How then will this smart/dumb audience respond when they go to the movie theater? According to the New York Crimes, they’re laughing too much at things that aren’t supposed to be funny. Crimes staffer Marie Solis seems to think, contra Serpell, that movies are too ambiguous these days - at least for stupid baby audiences who laugh every time they see something uncomfortable or unrealistic on screen.
I can imagine that, in certain spaces frequented by New York critics, audiences tend to laugh more at complicated movies than they would at the local AMC. I've only observed abundant audience laughter in re-screenings of acclaimed art movies in movie nerd theaters: the crowd at the Trylon in Minneapolis was laughing at Eyes Wide Shut earlier this year like it was a Happy Madison joint. When you've seen or read about a movie a few times you tend to be less caught up in the moment and more amused by the craft of the film. There's surely an uptick in people who think they know a lot about movies, especially at independent New York theaters - and I'm sure this come out in their audience behavior. But also, all of the movies that Marie Solis focuses on are funny: Nosferatu is camp, Babydoll is silly, and Anora self-identifies as screwball. Maybe people are laughing at these scenes because they're funny.

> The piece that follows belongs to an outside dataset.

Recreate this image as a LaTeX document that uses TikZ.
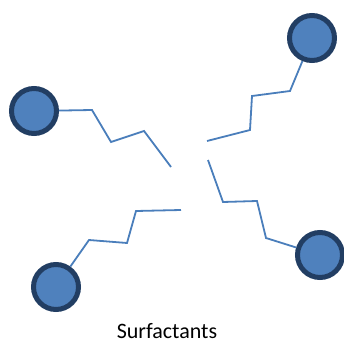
\documentclass[tikz,border=0pt]{standalone}
\usepackage{fontspec}
\setmainfont{Carlito}
\definecolor{headfill}{HTML}{4F81BD}
\definecolor{headdraw}{HTML}{223E63}
\definecolor{tail}{HTML}{4A7EBB}
\begin{document}
\begin{tikzpicture}[x=1pt,y=-1pt,
  head/.style={circle,fill=headfill,draw=headdraw,line width=5pt,minimum size=45pt,inner sep=0pt,outer sep=2.5pt},
  tailline/.style={draw=tail,line width=1.8pt,line join=miter}]
\useasboundingbox (0,0) rectangle (344,345);
\node[head] (h1) at (34,111) {};
\node[head] (h2) at (312,38) {};
\node[head] (h3) at (56,287) {};
\node[head] (h4) at (320,255) {};
\coordinate (e1) at (171,167);
\coordinate (e2) at (207,141);
\coordinate (e3) at (181,210);
\coordinate (e4) at (208,160);
\path[tailline] (h1) -- (92,110) -- (111,142) -- (144,131) -- (e1);
\path[tailline] (h2) -- (290,91) -- (252,96) -- (250,130) -- (e2);
\path[tailline] (h3) -- (89,240) -- (127,243) -- (136,211) -- (e3);
\path[tailline] (h4) -- (266,238) -- (257,201) -- (223,202) -- (e4);
\node[font=\fontsize{22}{24}\selectfont,inner sep=0pt] (lbl) at (167,331) {Surfactants};
\end{tikzpicture}
\end{document}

The only real cinematic trends, as far as I can see, are the proliferation of slopcore and people staying at home watching whatever bullshit is available on streaming instead of going to the theater. Both of these things have been written about to death, and both of them are sort of the same thing. Why do we need to pretend that there's anything else insidious happening in the world of cinema? The majority of inappropriate laughter is coming from people who are at home right now enjoying The Electric State. Movies are no more literal now than they were in 1925 or 1996 or 2022. And people are as confused now about whether something is funny or not as they were watching Buster Keaton movies. It's weird to sit in the dark with a bunch of strangers and watch something made by someone none of you know. There will always be bad movies and there will always be dumb audiences. And there will always be apocalyptic culture articles. I think we’re all going to be okay.

Thanks for reading this week’s installment of life is disappointing. If you found this review slightly less disappointing than the rest of your life, consider liking, commenting, I guess pledging me money, or (probably most usefully to everyone involved) subscribing. Subscribing will get you exactly what you get here but sent to your email inbox. You can even send it to your spam. I’ll be back next week with a review of something - maybe Eephus? Or the Steve Coogan penguin movie? Probably not Working Man. We’ll see.

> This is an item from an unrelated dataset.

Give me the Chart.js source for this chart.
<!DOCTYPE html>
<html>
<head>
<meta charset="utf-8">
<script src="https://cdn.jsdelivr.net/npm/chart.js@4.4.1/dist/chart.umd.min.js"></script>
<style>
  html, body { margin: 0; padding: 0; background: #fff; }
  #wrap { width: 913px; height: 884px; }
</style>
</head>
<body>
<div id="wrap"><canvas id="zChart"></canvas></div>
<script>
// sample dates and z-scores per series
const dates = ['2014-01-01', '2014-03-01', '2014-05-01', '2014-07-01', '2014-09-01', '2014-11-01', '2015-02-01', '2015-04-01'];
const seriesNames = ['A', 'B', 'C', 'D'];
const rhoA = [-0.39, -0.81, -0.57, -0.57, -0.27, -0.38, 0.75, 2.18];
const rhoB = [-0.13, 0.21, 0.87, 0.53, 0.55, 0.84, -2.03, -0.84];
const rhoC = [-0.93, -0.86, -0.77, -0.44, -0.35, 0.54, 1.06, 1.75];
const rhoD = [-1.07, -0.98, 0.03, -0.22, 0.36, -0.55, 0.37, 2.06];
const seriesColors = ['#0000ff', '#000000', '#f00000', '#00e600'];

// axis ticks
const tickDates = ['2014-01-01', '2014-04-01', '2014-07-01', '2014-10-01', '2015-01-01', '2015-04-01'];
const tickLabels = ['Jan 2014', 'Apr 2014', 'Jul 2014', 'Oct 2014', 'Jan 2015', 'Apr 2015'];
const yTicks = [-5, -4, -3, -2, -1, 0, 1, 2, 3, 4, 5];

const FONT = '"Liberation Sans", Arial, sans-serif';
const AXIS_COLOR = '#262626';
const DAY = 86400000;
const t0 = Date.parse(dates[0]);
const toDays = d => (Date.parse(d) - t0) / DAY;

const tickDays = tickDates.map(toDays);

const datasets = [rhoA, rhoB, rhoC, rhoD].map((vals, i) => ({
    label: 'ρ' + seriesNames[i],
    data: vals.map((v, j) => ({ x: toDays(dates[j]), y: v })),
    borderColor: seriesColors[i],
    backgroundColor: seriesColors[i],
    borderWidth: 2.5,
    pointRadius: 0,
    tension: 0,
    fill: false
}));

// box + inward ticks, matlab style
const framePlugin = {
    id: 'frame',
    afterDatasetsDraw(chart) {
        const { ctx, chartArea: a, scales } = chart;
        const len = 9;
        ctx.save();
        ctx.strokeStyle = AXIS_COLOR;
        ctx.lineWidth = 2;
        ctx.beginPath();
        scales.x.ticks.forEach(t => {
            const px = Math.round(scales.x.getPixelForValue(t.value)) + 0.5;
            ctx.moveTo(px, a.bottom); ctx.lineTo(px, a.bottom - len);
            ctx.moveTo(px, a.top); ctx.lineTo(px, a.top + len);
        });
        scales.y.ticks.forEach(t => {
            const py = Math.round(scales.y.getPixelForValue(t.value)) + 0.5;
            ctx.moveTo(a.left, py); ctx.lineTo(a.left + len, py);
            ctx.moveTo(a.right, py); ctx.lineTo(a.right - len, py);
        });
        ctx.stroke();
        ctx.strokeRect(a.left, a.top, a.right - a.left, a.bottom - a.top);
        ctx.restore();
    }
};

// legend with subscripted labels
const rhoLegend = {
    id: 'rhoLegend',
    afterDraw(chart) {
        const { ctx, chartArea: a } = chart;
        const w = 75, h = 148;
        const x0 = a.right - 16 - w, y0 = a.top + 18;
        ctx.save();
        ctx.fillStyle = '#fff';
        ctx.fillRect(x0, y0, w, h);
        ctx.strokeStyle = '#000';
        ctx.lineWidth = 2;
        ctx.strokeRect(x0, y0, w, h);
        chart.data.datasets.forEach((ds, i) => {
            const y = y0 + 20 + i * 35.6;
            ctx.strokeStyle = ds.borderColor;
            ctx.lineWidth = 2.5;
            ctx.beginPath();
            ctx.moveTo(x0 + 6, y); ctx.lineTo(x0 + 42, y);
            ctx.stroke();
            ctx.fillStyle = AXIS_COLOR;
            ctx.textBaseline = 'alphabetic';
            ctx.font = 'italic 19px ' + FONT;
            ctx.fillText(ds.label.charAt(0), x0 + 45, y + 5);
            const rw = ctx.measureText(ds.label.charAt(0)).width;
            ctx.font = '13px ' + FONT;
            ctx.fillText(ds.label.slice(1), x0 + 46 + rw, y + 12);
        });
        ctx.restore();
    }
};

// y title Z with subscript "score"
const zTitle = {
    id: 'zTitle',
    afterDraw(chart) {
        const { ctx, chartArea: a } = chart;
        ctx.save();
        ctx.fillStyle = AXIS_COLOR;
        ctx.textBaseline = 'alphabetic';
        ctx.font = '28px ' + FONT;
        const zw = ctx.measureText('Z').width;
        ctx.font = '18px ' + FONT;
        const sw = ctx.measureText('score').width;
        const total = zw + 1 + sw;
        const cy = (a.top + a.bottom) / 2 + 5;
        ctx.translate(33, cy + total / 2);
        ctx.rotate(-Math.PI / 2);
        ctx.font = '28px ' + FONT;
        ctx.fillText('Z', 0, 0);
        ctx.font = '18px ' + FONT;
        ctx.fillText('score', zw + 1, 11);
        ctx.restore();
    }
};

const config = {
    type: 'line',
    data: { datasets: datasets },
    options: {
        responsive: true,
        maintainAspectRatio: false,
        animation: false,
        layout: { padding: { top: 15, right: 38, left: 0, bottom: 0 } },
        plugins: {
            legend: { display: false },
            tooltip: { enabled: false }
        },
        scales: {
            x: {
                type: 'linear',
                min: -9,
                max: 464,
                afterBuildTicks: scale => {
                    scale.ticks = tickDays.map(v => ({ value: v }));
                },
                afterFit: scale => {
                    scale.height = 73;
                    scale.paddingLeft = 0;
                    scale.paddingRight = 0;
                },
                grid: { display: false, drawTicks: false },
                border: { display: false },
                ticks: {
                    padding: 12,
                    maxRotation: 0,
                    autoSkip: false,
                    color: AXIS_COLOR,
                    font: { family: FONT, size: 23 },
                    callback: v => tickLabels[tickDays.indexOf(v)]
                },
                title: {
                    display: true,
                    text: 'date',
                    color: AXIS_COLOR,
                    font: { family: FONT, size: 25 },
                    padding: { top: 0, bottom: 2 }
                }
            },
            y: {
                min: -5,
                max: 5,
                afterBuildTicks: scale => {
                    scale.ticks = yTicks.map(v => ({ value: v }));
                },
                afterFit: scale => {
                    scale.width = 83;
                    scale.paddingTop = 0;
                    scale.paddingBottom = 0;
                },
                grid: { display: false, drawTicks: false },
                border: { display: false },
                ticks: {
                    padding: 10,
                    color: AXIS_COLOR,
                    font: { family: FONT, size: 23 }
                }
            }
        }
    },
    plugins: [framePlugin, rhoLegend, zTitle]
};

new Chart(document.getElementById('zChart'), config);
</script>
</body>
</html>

This is why etiquette serves as such an effective co-conspirator with cinematic spycraft (i.e., Black Bag): etiquette masks intent with behavior, and in doing so serves as a perfect cover for deceit. You don’t know who’s scamming who when everyone is behaving within the laws of politeness. This is part of the reason why the UK produces great spy fiction and the US does not.
Miss Manners’ Guide to Excruciatingly Correct Behavior, p. 7.

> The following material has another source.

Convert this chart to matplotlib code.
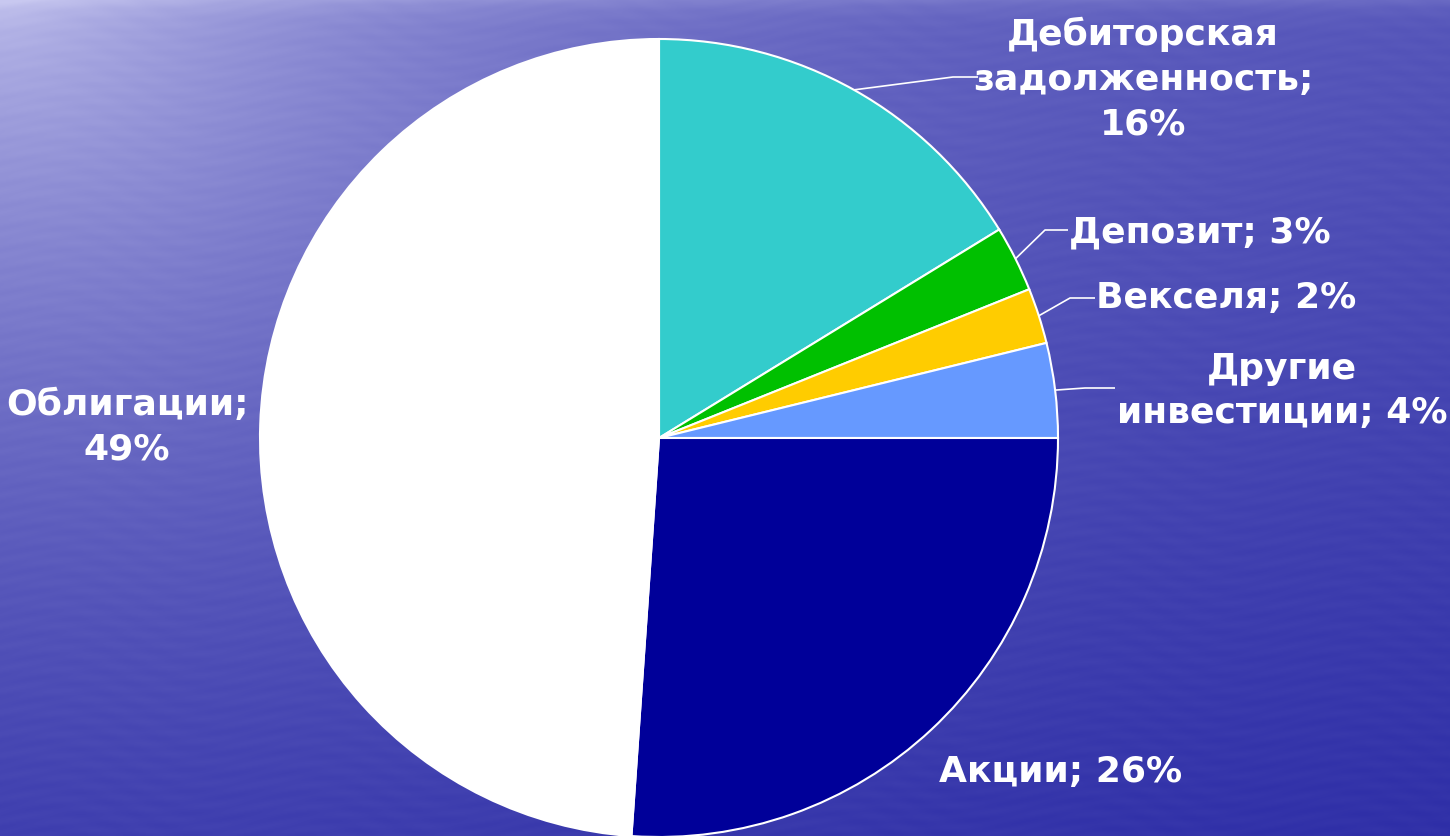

Is The Last Psychiatrist cancelled? I assume he’s probably a fascist now or something. But this post is seared into my head whenever I think about funerals and probably deserves a citation.
But there really are a lot of movies right now where one actor plays two characters. I looked up the Wikipedia list and this certainly isn’t a recent development, but three in one month seems like a historic high. But maybe doubles are just the CGI monkey of 2025.
In an earlier version of this piece I implied Serpell used the term
”crisis.” That’s unfair - her essay just calls it a “plague.”